> **Objective**
Output the records exactly as they appear, with no pictures included.

start Records for the exercise

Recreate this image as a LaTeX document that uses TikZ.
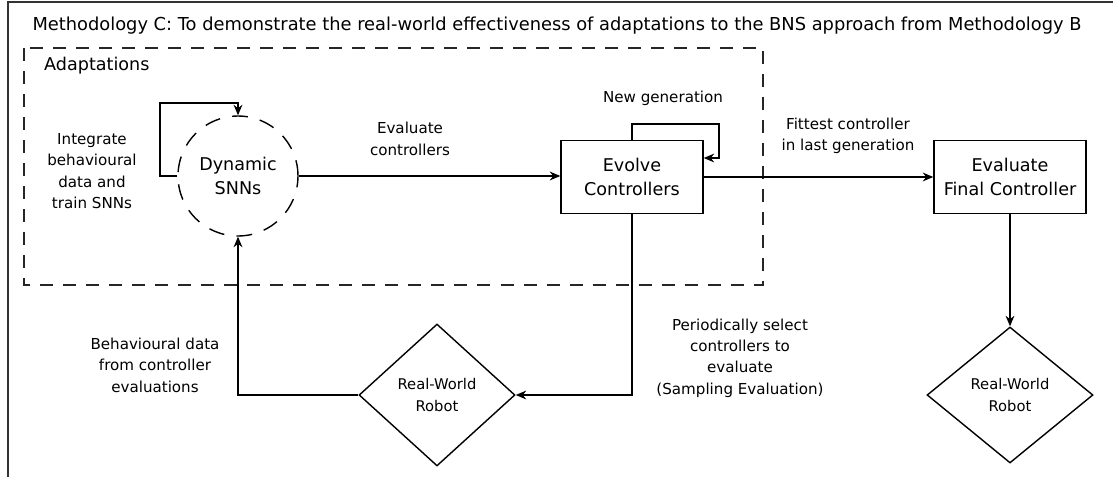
\documentclass[tikz,border=0pt]{standalone}
\usepackage{fontspec}
\setmainfont{DejaVu Sans}
\usetikzlibrary{shapes.geometric,arrows.meta}

\tikzset{
    stagebox/.style={draw,line width=0.8pt,align=center,inner sep=0pt,
        font=\fontsize{10}{13.5}\selectfont},
    snnnode/.style={circle,draw,line width=0.8pt,dash pattern=on 9pt off 7pt,
        align=center,inner sep=0pt,minimum size=2.4cm,
        font=\fontsize{10}{13.5}\selectfont},
    robotnode/.style={diamond,draw,line width=0.8pt,align=center,inner sep=0pt,
        font=\fontsize{8.4}{12}\selectfont},
    steplabel/.style={align=center,font=\fontsize{8.6}{12.2}\selectfont},
    flow/.style={line width=0.8pt,-{Stealth[length=6pt,width=5pt]}},
}

\begin{document}
\begin{tikzpicture}[x=0.02cm,y=-0.02cm]
    \useasboundingbox (0,0) rectangle (1113,477);

    %Marco exterior y titulo
    \draw[line width=1.1pt,black!80] (8,477) -- (8,2) -- (1113,2);
    \node[font=\fontsize{10.15}{12}\selectfont] (title) at (557,26)
        {Methodology C: To demonstrate the real-world effectiveness of adaptations to the BNS approach from Methodology B};

    %Caja de adaptaciones
    \draw[line width=0.8pt,black!85,dash pattern=on 7.4pt off 5.7pt] (24,48) rectangle (763,285);
    \node[anchor=west,font=\fontsize{10}{12}\selectfont] (adapt) at (38,66) {Adaptations};

    %Nodos
    \node[snnnode] (snn) at (238,176) {Dynamic\\SNNs};
    \node[stagebox,minimum width=2.84cm,minimum height=1.46cm] (evolve) at (632,177) {Evolve\\Controllers};
    \node[stagebox,minimum width=3.04cm,minimum height=1.46cm] (final) at (1010,177) {Evaluate\\Final Controller};
    \node[robotnode,minimum width=3.12cm,minimum height=2.84cm] (robotA) at (437,395) {Real-World\\Robot};
    \node[robotnode,minimum width=3.32cm,minimum height=2.72cm] (robotB) at (1010,395) {Real-World\\Robot};

    %Etiquetas
    \node[steplabel] (integrate) at (92,171) {Integrate\\behavioural\\data and\\train SNNs};
    \node[steplabel] (evallbl) at (410,139) {Evaluate\\controllers};
    \node[steplabel] (newgen) at (663,98) {New generation};
    \node[steplabel] (fittest) at (848,136) {Fittest controller\\in last generation};
    \node[steplabel] (behav) at (155,365) {Behavioural data\\from controller\\evaluations};
    \node[steplabel] (periodic) at (740,358) {Periodically select\\controllers to\\evaluate\\(Sampling Evaluation)};

    %Lineas que unen los nodos
    \coordinate (snnloop) at (160,103);
    \coordinate (genloop) at (719,124);
    \draw[flow] (snn.west) -| (snnloop) -| (snn.north);
    \draw[flow] (snn.east) -- (evolve.west |- snn.east);
    \draw[flow] (evolve.north) |- (genloop) |- ([yshift=0.38cm]evolve.east);
    \draw[flow] (evolve.east) -- (final.west);
    \draw[flow] (final.south) -- (robotB.north);
    \draw[flow] (evolve.south) |- (robotA.east);
    \draw[flow] (robotA.west) -| (snn.south);

\end{tikzpicture}
\end{document}
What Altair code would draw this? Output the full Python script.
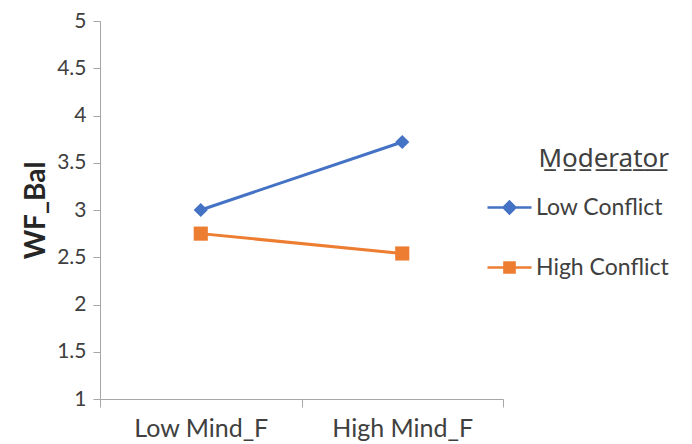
import altair as alt
import pandas as pd

categories = ["Low Mind_F", "High Mind_F"]
series = ["Low Conflict", "High Conflict"]
low_conflict = [3.0, 3.72]
high_conflict = [2.75, 2.54]
colors = ["#4472C4", "#ED7D31"]
y_ticks = [1, 1.5, 2, 2.5, 3, 3.5, 4, 4.5, 5]

key_names = [s + "\u00a0" * 5 for s in series]

rows = []
for s, k, vals in zip(series, key_names, [low_conflict, high_conflict]):
    for c, v in zip(categories, vals):
        rows.append({"Mind": c, "Moderator": s, "Marker": s, "Key": k, "WF_Bal": v})
df = pd.DataFrame(rows)

FONT = "Lato"
TXT = "#404040"
AX = "#a6a6a6"

diamond_path = "M-1,0H1M0,-0.27L0.27,0L0,0.27L-0.27,0Z"
square_path = "M-1,0H1M-0.23,-0.23H0.23V0.23H-0.23Z"

legend = alt.Legend(
    title="".join(ch + "\u0332" for ch in "Moderator"),
    orient="none",
    legendX=386,
    legendY=125,
    titleFont="Noto Sans",
    titleFontSize=26,
    titleFontWeight="normal",
    titleColor=TXT,
    titleAnchor="end",
    titleAlign="right",
    titlePadding=12,
    labelFont=FONT,
    labelFontSize=23,
    labelColor=TXT,
    labelOffset=3,
    symbolSize=1936,
    symbolStrokeWidth=2.5,
    symbolType=alt.ExprRef(
        expr=f"datum.value === '{key_names[0]}' ? '{diamond_path}' : '{square_path}'"
    ),
    rowPadding=24,
)

x = alt.X(
    "Mind:N",
    sort=categories,
    scale=alt.Scale(type="band", paddingInner=0, paddingOuter=0),
    bandPosition=0.5,
    axis=alt.Axis(
        title=None,
        tickBand="extent",
        labelAngle=0,
        labelFont=FONT,
        labelFontSize=25,
        labelColor=TXT,
        labelPadding=9,
        tickSize=8,
        tickColor=AX,
        domainColor=AX,
        grid=False,
    ),
)

y = alt.Y(
    "WF_Bal:Q",
    scale=alt.Scale(domain=[1, 5], nice=False, zero=False),
    axis=alt.Axis(
        title="WF_Bal",
        values=y_ticks,
        format="~g",
        titleFont=FONT,
        titleFontSize=28,
        titleFontWeight="bold",
        titleColor="#262626",
        titlePadding=6,
        labelFont=FONT,
        labelFontSize=21,
        labelColor=TXT,
        labelPadding=7,
        tickSize=7,
        tickColor=AX,
        domainColor=AX,
        grid=False,
    ),
)

base = alt.Chart(df).encode(x=x, y=y)

lines = base.mark_line(strokeWidth=3).encode(
    color=alt.Color(
        "Moderator:N",
        sort=series,
        scale=alt.Scale(domain=series, range=colors),
        legend=None,
    )
)
points = base.mark_point(filled=True, opacity=1).encode(
    color=alt.Color(
        "Marker:N",
        sort=series,
        scale=alt.Scale(domain=series, range=colors),
        legend=None,
    ),
    shape=alt.Shape(
        "Marker:N",
        sort=series,
        scale=alt.Scale(domain=series, range=["diamond", "square"]),
        legend=None,
    ),
    size=alt.value(200),
)
key = (
    base.mark_point(filled=True, opacity=1)
    .transform_filter("false")
    .encode(
        fill=alt.Fill(
            "Key:N",
            sort=key_names,
            scale=alt.Scale(domain=key_names, range=colors),
            legend=legend,
        ),
        stroke=alt.Stroke(
            "Key:N",
            sort=key_names,
            scale=alt.Scale(domain=key_names, range=colors),
            legend=legend,
        ),
    )
)

chart = (
    alt.layer(lines, points, key)
    .resolve_scale(color="independent", shape="independent")
    .resolve_legend(color="independent", shape="independent")
    .properties(width=403, height=378, padding={"left": 14, "top": 2, "right": 0, "bottom": 0})
    .configure_view(stroke=None)
)

chart.save("out.html", embed_options={"renderer": "svg", "actions": False})
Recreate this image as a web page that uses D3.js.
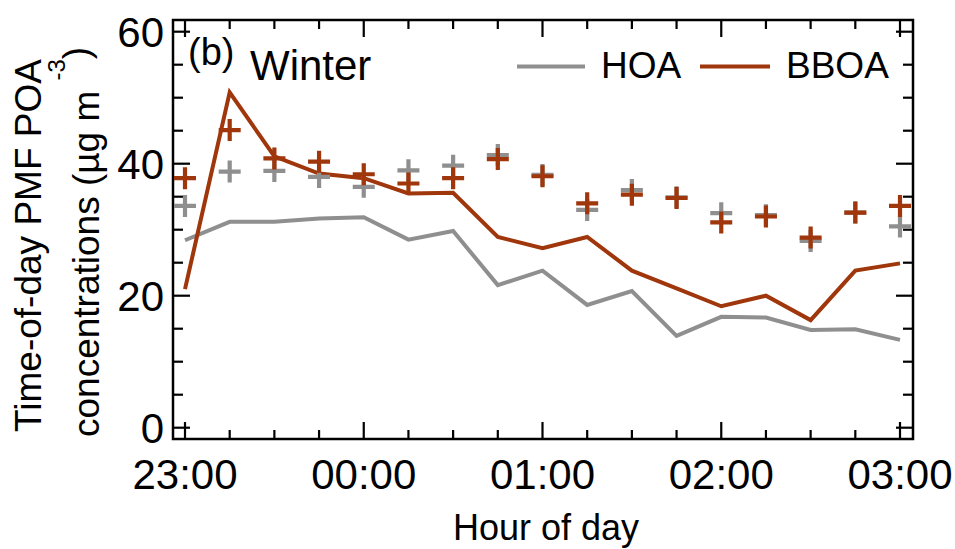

end Records for the exercise

> **Solved problem**
Recreate this image as a LaTeX document that uses TikZ.
\documentclass[tikz,border=0pt]{standalone}
\usepackage{fontspec}
\setmainfont{DejaVu Sans}
\usetikzlibrary{shapes.geometric,arrows.meta}

\tikzset{
    stagebox/.style={draw,line width=0.8pt,align=center,inner sep=0pt,
        font=\fontsize{10}{13.5}\selectfont},
    snnnode/.style={circle,draw,line width=0.8pt,dash pattern=on 9pt off 7pt,
        align=center,inner sep=0pt,minimum size=2.4cm,
        font=\fontsize{10}{13.5}\selectfont},
    robotnode/.style={diamond,draw,line width=0.8pt,align=center,inner sep=0pt,
        font=\fontsize{8.4}{12}\selectfont},
    steplabel/.style={align=center,font=\fontsize{8.6}{12.2}\selectfont},
    flow/.style={line width=0.8pt,-{Stealth[length=6pt,width=5pt]}},
}

\begin{document}
\begin{tikzpicture}[x=0.02cm,y=-0.02cm]
    \useasboundingbox (0,0) rectangle (1113,477);

    %Marco exterior y titulo
    \draw[line width=1.1pt,black!80] (8,477) -- (8,2) -- (1113,2);
    \node[font=\fontsize{10.15}{12}\selectfont] (title) at (557,26)
        {Methodology C: To demonstrate the real-world effectiveness of adaptations to the BNS approach from Methodology B};

    %Caja de adaptaciones
    \draw[line width=0.8pt,black!85,dash pattern=on 7.4pt off 5.7pt] (24,48) rectangle (763,285);
    \node[anchor=west,font=\fontsize{10}{12}\selectfont] (adapt) at (38,66) {Adaptations};

    %Nodos
    \node[snnnode] (snn) at (238,176) {Dynamic\\SNNs};
    \node[stagebox,minimum width=2.84cm,minimum height=1.46cm] (evolve) at (632,177) {Evolve\\Controllers};
    \node[stagebox,minimum width=3.04cm,minimum height=1.46cm] (final) at (1010,177) {Evaluate\\Final Controller};
    \node[robotnode,minimum width=3.12cm,minimum height=2.84cm] (robotA) at (437,395) {Real-World\\Robot};
    \node[robotnode,minimum width=3.32cm,minimum height=2.72cm] (robotB) at (1010,395) {Real-World\\Robot};

    %Etiquetas
    \node[steplabel] (integrate) at (92,171) {Integrate\\behavioural\\data and\\train SNNs};
    \node[steplabel] (evallbl) at (410,139) {Evaluate\\controllers};
    \node[steplabel] (newgen) at (663,98) {New generation};
    \node[steplabel] (fittest) at (848,136) {Fittest controller\\in last generation};
    \node[steplabel] (behav) at (155,365) {Behavioural data\\from controller\\evaluations};
    \node[steplabel] (periodic) at (740,358) {Periodically select\\controllers to\\evaluate\\(Sampling Evaluation)};

    %Lineas que unen los nodos
    \coordinate (snnloop) at (160,103);
    \coordinate (genloop) at (719,124);
    \draw[flow] (snn.west) -| (snnloop) -| (snn.north);
    \draw[flow] (snn.east) -- (evolve.west |- snn.east);
    \draw[flow] (evolve.north) |- (genloop) |- ([yshift=0.38cm]evolve.east);
    \draw[flow] (evolve.east) -- (final.west);
    \draw[flow] (final.south) -- (robotB.north);
    \draw[flow] (evolve.south) |- (robotA.east);
    \draw[flow] (robotA.west) -| (snn.south);

\end{tikzpicture}
\end{document}
What Altair code would draw this? Output the full Python script.
import altair as alt
import pandas as pd

categories = ["Low Mind_F", "High Mind_F"]
series = ["Low Conflict", "High Conflict"]
low_conflict = [3.0, 3.72]
high_conflict = [2.75, 2.54]
colors = ["#4472C4", "#ED7D31"]
y_ticks = [1, 1.5, 2, 2.5, 3, 3.5, 4, 4.5, 5]

key_names = [s + "\u00a0" * 5 for s in series]

rows = []
for s, k, vals in zip(series, key_names, [low_conflict, high_conflict]):
    for c, v in zip(categories, vals):
        rows.append({"Mind": c, "Moderator": s, "Marker": s, "Key": k, "WF_Bal": v})
df = pd.DataFrame(rows)

FONT = "Lato"
TXT = "#404040"
AX = "#a6a6a6"

diamond_path = "M-1,0H1M0,-0.27L0.27,0L0,0.27L-0.27,0Z"
square_path = "M-1,0H1M-0.23,-0.23H0.23V0.23H-0.23Z"

legend = alt.Legend(
    title="".join(ch + "\u0332" for ch in "Moderator"),
    orient="none",
    legendX=386,
    legendY=125,
    titleFont="Noto Sans",
    titleFontSize=26,
    titleFontWeight="normal",
    titleColor=TXT,
    titleAnchor="end",
    titleAlign="right",
    titlePadding=12,
    labelFont=FONT,
    labelFontSize=23,
    labelColor=TXT,
    labelOffset=3,
    symbolSize=1936,
    symbolStrokeWidth=2.5,
    symbolType=alt.ExprRef(
        expr=f"datum.value === '{key_names[0]}' ? '{diamond_path}' : '{square_path}'"
    ),
    rowPadding=24,
)

x = alt.X(
    "Mind:N",
    sort=categories,
    scale=alt.Scale(type="band", paddingInner=0, paddingOuter=0),
    bandPosition=0.5,
    axis=alt.Axis(
        title=None,
        tickBand="extent",
        labelAngle=0,
        labelFont=FONT,
        labelFontSize=25,
        labelColor=TXT,
        labelPadding=9,
        tickSize=8,
        tickColor=AX,
        domainColor=AX,
        grid=False,
    ),
)

y = alt.Y(
    "WF_Bal:Q",
    scale=alt.Scale(domain=[1, 5], nice=False, zero=False),
    axis=alt.Axis(
        title="WF_Bal",
        values=y_ticks,
        format="~g",
        titleFont=FONT,
        titleFontSize=28,
        titleFontWeight="bold",
        titleColor="#262626",
        titlePadding=6,
        labelFont=FONT,
        labelFontSize=21,
        labelColor=TXT,
        labelPadding=7,
        tickSize=7,
        tickColor=AX,
        domainColor=AX,
        grid=False,
    ),
)

base = alt.Chart(df).encode(x=x, y=y)

lines = base.mark_line(strokeWidth=3).encode(
    color=alt.Color(
        "Moderator:N",
        sort=series,
        scale=alt.Scale(domain=series, range=colors),
        legend=None,
    )
)
points = base.mark_point(filled=True, opacity=1).encode(
    color=alt.Color(
        "Marker:N",
        sort=series,
        scale=alt.Scale(domain=series, range=colors),
        legend=None,
    ),
    shape=alt.Shape(
        "Marker:N",
        sort=series,
        scale=alt.Scale(domain=series, range=["diamond", "square"]),
        legend=None,
    ),
    size=alt.value(200),
)
key = (
    base.mark_point(filled=True, opacity=1)
    .transform_filter("false")
    .encode(
        fill=alt.Fill(
            "Key:N",
            sort=key_names,
            scale=alt.Scale(domain=key_names, range=colors),
            legend=legend,
        ),
        stroke=alt.Stroke(
            "Key:N",
            sort=key_names,
            scale=alt.Scale(domain=key_names, range=colors),
            legend=legend,
        ),
    )
)

chart = (
    alt.layer(lines, points, key)
    .resolve_scale(color="independent", shape="independent")
    .resolve_legend(color="independent", shape="independent")
    .properties(width=403, height=378, padding={"left": 14, "top": 2, "right": 0, "bottom": 0})
    .configure_view(stroke=None)
)

chart.save("out.html", embed_options={"renderer": "svg", "actions": False})
Recreate this image as a web page that uses D3.js.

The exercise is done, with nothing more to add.